We have got our plans where our cash flows are there. We have done first, well it really works. We are trying to restrict our debt to equity ratio to 1:1. Not booked beyond that. So that is the sort of plans we've got on hand.
Due to time constraints, this was the last question. I would now like to hand the conference over to the management for closing comments.
Thank you. The global economy which was earlier reeling under the stress due to inflationary [indiscernible] acting monetary policies, supply chain disruptions has started to breathe easy as inflation is also coming under control.

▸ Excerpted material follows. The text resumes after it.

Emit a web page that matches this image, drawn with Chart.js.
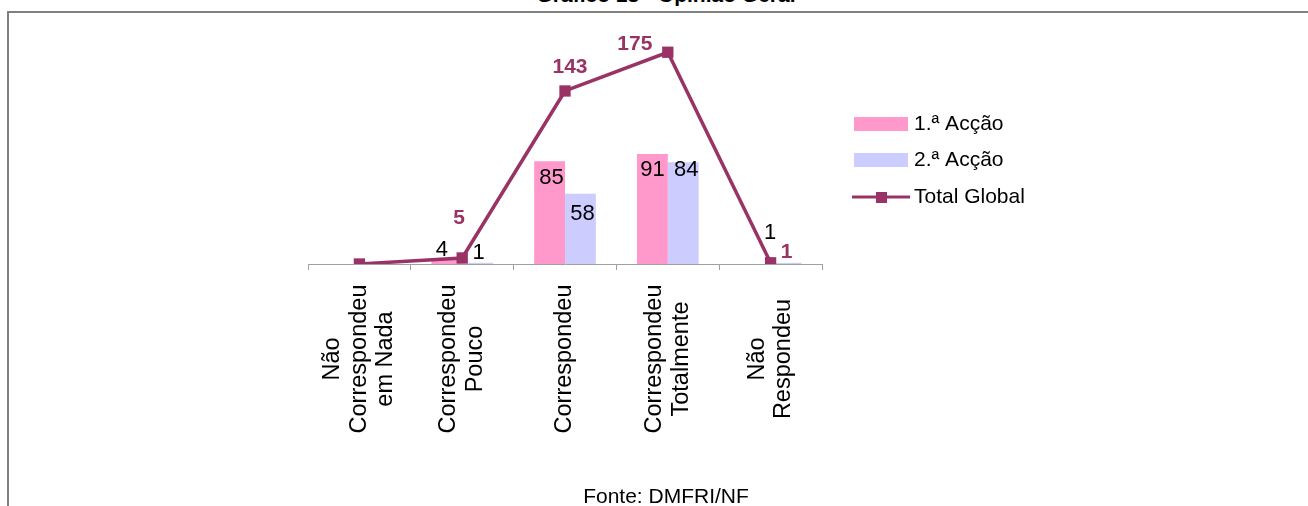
<!DOCTYPE html>
<html>
<head>
<meta charset="utf-8">
<script src="https://cdn.jsdelivr.net/npm/chart.js@4.4.1/dist/chart.umd.min.js"></script>
<style>
  body { margin: 0; background: #fff; font-family: "Liberation Sans", Arial, sans-serif; }
  #wrap { position: relative; width: 1308px; height: 506px; overflow: hidden; }
  #frame { position: absolute; left: 7px; top: 11px; width: 1400px; height: 600px;
           border-top: 2px solid #808080; border-left: 2px solid #808080; }
  #title { position: absolute; left: 0; width: 1332px; top: -16px; text-align: center;
           font-weight: bold; font-size: 21px; line-height: 21px; color: #000; }
  #source { position: absolute; left: 0; width: 1332px; top: 485px; text-align: center;
            font-size: 21px; line-height: 21px; color: #000; }
  #myChart { position: absolute; left: 0; top: 0; }
</style>
</head>
<body>
<div id="wrap">
  <div id="frame"></div>
  <div id="title">Gráfico 13 - Opinião Geral</div>
  <canvas id="myChart" width="1308" height="506"></canvas>
  <div id="source">Fonte: DMFRI/NF</div>
</div>
<script>
const categories = [
    ["Não", "Correspondeu", "em Nada"],
    ["Correspondeu", "Pouco"],
    ["Correspondeu"],
    ["Correspondeu", "Totalmente"],
    ["Não", "Respondeu"]
];
const firstAction = [0, 4, 85, 91, 0];
const secondAction = [0, 1, 58, 84, 1];
const totalGlobal = [0, 5, 143, 175, 1];
const seriesNames = ["1.ª Acção", "2.ª Acção", "Total Global"];

const pink = "#ff99cc";
const lilac = "#ccccff";
const purple = "#993366";
const fontFamily = '"Liberation Sans", Arial, sans-serif';

// where Excel put the value labels, relative to the top of each mark
const labelOffsets = [
    [[0, 0], [-3, -40], [5, -24], [-33, -8], [16, -11]],   // total line
    [[0, 0], [-5, -9], [2, 17], [0, 16], [0, 0]],          // 1.ª Acção
    [[0, 0], [1, -10], [2, 20], [3, 8], [-16, -30]]        // 2.ª Acção
];

const labelPlugin = {
    id: 'labels',
    afterDatasetsDraw(chart) {
        const c = chart.ctx;
        c.save();
        c.textAlign = 'center';
        c.textBaseline = 'middle';

        // bar values
        c.font = '22px ' + fontFamily;
        c.fillStyle = '#000';
        [1, 2].forEach(di => {
            chart.getDatasetMeta(di).data.forEach((bar, i) => {
                const v = chart.data.datasets[di].data[i];
                if (!v) return;
                const off = labelOffsets[di][i];
                c.fillText(String(v), bar.x + off[0], bar.y + off[1]);
            });
        });

        // total values
        c.font = 'bold 21px ' + fontFamily;
        c.fillStyle = purple;
        chart.getDatasetMeta(0).data.forEach((pt, i) => {
            const v = totalGlobal[i];
            if (!v) return;
            const off = labelOffsets[0][i];
            c.fillText(String(v), pt.x + off[0], pt.y + off[1]);
        });
        c.restore();
    },
    afterDraw(chart) {
        const c = chart.ctx;
        const xs = chart.scales.x;
        c.save();
        c.fillStyle = '#000';
        c.textAlign = 'center';
        c.textBaseline = 'middle';

        // rotated category labels
        c.font = '23.5px ' + fontFamily;
        categories.forEach((lines, i) => {
            const cx = xs.getPixelForValue(i);
            c.save();
            c.translate(cx, 359);
            c.rotate(-Math.PI / 2);
            lines.forEach((ln, k) => {
                c.fillText(ln, 0, (k - (lines.length - 1) / 2) * 26.5);
            });
            c.restore();
        });

        // legend
        c.font = '21px ' + fontFamily;
        c.textAlign = 'left';
        c.fillStyle = pink;
        c.fillRect(854, 117, 54, 14);
        c.fillStyle = lilac;
        c.fillRect(854, 153, 54, 14);
        c.strokeStyle = purple;
        c.lineWidth = 3;
        c.beginPath();
        c.moveTo(852, 197);
        c.lineTo(910, 197);
        c.stroke();
        c.fillStyle = purple;
        c.fillRect(876, 192, 11, 11);

        c.fillStyle = '#000';
        c.fillText(seriesNames[0], 914, 124);
        c.fillText(seriesNames[1], 914, 160);
        c.fillText(seriesNames[2], 914, 197);
        c.restore();
    }
};

const ctx = document.getElementById('myChart').getContext('2d');
const myChart = new Chart(ctx, {
    type: 'bar',
    data: {
        labels: categories.map(l => l.join(' ')),
        datasets: [
            {
                type: 'line',
                label: seriesNames[2],
                data: totalGlobal,
                borderColor: purple,
                backgroundColor: purple,
                borderWidth: 3.5,
                pointStyle: 'rect',
                pointRadius: 8,
                pointHoverRadius: 8,
                pointBorderWidth: 0,
                tension: 0,
                order: 0
            },
            {
                label: seriesNames[0],
                data: firstAction,
                backgroundColor: pink,
                categoryPercentage: 0.6,
                barPercentage: 1,
                order: 1
            },
            {
                label: seriesNames[1],
                data: secondAction,
                backgroundColor: lilac,
                categoryPercentage: 0.6,
                barPercentage: 1,
                order: 1
            }
        ]
    },
    options: {
        responsive: false,
        animation: false,
        layout: { padding: { left: 308, right: 486, top: 22, bottom: 0 } },
        plugins: {
            legend: { display: false },
            tooltip: { enabled: false }
        },
        scales: {
            x: {
                grid: { offset: true, drawOnChartArea: false, drawTicks: true, tickLength: 6, color: '#a0a0a0' },
                border: { color: '#a0a0a0', width: 1 },
                ticks: { display: false },
                afterFit: s => { s.height = 242; }
            },
            y: { display: false, min: 0, max: 200 }
        }
    },
    plugins: [labelPlugin]
});
</script>
</body>
</html>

Even in case of steel production and apparent consumption, India is expected to outperform its peers quite handsomely, which always well for the industry in India. With a strong government spending on infrastructure, the share of investment in GDP has been rising consistently. The residential sector is also expected to grow back by affordable housing projects and urban demand. Private investment is improving on the back of production-linked incentive schemes. India's capital sector is also expected to benefit from the momentum in infrastructure and investment in renewable energy. Automotive and consumer durables are expected to maintain healthy growth driven by sustained growth in the private consumption. We hope that sales will also be able to deliver performance consistent with the projections for the domestic industry. Thank you.
Thank you. On behalf of Nuvama Wealth Management, that concludes this conference. Thank you for joining us, and you may now disconnect your lines.